Start of INFORMATION PROVIDED

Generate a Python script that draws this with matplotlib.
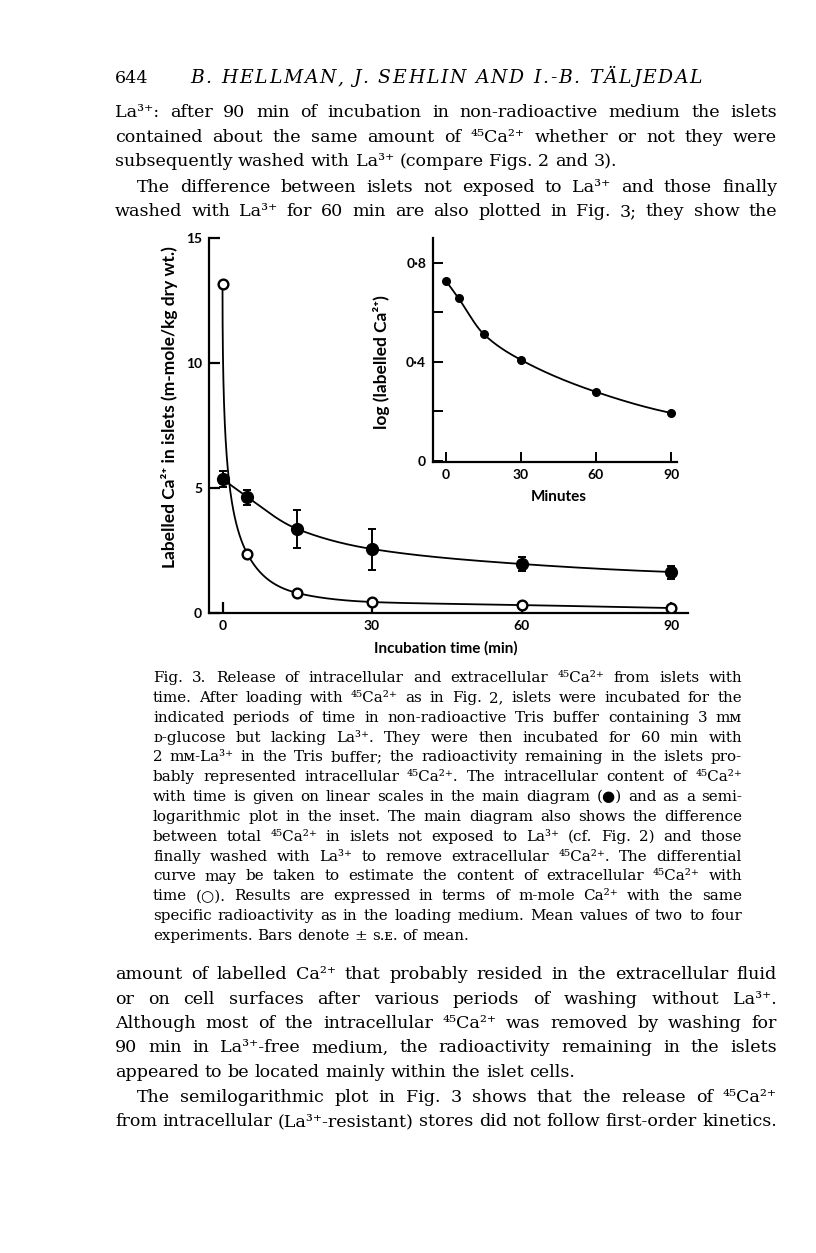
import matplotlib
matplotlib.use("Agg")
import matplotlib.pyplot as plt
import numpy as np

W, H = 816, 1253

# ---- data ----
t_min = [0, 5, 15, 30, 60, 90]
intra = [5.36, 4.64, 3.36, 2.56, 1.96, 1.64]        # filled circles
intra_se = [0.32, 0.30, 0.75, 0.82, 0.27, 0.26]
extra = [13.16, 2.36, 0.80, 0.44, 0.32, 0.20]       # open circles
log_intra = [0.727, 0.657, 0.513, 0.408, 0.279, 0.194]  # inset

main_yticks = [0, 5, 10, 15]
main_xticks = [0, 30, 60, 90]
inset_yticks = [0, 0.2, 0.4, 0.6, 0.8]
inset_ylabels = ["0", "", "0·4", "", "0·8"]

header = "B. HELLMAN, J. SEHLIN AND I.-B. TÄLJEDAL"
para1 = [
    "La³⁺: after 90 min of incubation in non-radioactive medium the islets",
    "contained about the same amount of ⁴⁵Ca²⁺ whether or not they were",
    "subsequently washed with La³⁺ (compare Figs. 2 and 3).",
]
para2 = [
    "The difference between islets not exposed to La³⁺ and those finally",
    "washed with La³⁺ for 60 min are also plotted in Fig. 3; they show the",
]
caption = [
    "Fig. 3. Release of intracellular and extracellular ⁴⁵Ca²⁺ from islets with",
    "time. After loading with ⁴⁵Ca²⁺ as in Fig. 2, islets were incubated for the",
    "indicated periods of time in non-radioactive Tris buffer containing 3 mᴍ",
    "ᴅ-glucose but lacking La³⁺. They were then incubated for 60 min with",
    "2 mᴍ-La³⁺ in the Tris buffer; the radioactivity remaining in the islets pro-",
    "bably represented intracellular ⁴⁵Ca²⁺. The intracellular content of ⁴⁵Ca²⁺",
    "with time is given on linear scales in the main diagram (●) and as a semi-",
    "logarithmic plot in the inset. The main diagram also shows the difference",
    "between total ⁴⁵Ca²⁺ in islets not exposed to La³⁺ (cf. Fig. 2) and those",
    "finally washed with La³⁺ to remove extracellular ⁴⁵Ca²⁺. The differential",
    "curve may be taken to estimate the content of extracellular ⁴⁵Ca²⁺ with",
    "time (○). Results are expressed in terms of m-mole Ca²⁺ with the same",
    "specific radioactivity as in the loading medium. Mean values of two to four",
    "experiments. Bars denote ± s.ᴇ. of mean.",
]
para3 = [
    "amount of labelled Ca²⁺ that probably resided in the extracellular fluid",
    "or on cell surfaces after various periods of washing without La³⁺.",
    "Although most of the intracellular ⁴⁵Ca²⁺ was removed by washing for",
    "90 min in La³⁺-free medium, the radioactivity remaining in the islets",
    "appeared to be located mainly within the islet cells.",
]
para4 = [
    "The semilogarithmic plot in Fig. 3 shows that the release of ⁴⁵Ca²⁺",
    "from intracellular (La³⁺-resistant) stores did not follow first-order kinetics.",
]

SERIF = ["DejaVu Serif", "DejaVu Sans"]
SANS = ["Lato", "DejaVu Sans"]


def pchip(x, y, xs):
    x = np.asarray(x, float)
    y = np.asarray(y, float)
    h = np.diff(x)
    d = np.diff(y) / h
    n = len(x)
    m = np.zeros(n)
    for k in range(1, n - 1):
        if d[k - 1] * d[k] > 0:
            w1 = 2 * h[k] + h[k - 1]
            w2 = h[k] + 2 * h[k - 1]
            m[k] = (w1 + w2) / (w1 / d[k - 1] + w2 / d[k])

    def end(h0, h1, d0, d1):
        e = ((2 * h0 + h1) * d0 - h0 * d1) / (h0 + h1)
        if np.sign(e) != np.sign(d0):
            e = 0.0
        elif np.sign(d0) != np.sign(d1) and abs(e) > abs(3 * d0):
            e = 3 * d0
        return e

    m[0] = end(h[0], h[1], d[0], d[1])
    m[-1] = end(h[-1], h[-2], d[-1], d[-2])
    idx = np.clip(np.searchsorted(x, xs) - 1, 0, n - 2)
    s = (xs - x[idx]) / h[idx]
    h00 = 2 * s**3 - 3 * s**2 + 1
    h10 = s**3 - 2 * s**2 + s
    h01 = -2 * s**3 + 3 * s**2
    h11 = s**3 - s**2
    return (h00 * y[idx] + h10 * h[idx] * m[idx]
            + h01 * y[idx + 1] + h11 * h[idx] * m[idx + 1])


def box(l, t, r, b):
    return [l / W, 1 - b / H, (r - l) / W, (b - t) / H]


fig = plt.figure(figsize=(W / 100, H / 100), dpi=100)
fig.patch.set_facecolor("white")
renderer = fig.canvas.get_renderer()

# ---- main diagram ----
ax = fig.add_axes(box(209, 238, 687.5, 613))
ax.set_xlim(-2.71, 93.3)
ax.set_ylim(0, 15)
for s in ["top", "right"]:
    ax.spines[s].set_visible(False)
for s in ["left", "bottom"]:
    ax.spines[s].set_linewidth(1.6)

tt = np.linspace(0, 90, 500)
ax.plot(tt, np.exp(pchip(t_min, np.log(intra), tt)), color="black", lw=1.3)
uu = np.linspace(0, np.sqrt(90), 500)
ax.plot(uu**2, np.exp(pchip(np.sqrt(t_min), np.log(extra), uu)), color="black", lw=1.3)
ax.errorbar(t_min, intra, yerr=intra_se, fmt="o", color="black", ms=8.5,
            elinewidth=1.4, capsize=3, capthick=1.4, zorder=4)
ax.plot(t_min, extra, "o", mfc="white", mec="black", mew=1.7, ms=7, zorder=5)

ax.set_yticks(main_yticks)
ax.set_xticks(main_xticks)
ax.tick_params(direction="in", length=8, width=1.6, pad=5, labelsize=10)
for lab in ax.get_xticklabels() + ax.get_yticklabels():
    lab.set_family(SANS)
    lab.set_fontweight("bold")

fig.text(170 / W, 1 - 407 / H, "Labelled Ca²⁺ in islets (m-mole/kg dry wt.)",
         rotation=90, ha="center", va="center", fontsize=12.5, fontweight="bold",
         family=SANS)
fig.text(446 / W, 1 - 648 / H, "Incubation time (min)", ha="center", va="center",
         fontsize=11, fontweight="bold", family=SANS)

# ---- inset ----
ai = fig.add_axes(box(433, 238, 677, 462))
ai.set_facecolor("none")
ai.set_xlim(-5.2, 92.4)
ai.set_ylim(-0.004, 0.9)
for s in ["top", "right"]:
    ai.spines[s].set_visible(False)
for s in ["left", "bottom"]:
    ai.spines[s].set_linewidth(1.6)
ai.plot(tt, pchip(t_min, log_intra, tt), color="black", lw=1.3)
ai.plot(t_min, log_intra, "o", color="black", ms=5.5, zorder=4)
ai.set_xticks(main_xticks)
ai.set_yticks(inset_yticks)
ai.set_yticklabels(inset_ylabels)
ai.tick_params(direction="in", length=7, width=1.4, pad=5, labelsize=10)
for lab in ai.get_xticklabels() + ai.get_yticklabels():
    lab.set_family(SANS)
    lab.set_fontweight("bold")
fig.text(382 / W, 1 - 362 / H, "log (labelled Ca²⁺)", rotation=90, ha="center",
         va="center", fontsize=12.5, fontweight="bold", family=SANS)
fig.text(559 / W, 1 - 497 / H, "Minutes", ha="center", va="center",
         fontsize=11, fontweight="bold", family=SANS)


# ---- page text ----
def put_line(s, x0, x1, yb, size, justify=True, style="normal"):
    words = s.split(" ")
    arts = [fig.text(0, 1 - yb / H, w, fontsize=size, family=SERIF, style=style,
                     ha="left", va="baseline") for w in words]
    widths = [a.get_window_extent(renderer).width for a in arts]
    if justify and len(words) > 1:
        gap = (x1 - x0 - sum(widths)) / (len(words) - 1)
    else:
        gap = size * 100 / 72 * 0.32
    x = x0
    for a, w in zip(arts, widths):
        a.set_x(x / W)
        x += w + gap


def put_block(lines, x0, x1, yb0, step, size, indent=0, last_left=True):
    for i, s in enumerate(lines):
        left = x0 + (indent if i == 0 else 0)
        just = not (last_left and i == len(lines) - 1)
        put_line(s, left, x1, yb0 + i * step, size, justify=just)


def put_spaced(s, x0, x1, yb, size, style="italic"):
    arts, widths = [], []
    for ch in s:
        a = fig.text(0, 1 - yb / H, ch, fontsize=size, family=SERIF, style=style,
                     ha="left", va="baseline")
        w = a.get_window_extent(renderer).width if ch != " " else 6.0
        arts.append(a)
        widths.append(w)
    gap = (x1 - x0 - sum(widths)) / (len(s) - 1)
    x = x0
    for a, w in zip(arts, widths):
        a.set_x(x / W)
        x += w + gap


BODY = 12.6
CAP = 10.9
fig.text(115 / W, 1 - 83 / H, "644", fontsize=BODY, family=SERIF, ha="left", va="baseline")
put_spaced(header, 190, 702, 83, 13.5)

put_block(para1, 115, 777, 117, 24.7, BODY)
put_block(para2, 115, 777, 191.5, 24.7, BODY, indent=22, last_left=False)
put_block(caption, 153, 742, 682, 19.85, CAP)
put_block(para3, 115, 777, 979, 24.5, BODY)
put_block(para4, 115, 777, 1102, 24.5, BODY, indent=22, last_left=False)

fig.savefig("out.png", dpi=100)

End of INFORMATION PROVIDED

(TASK GOAL)
Repeat, exactly and in full, each line from the start of the data to the line that contains "W, H = 816, 1253". Pictures do not go in.

(TASK RESULT)
Generate a Python script that draws this with matplotlib.
import matplotlib
matplotlib.use("Agg")
import matplotlib.pyplot as plt
import numpy as np

W, H = 816, 1253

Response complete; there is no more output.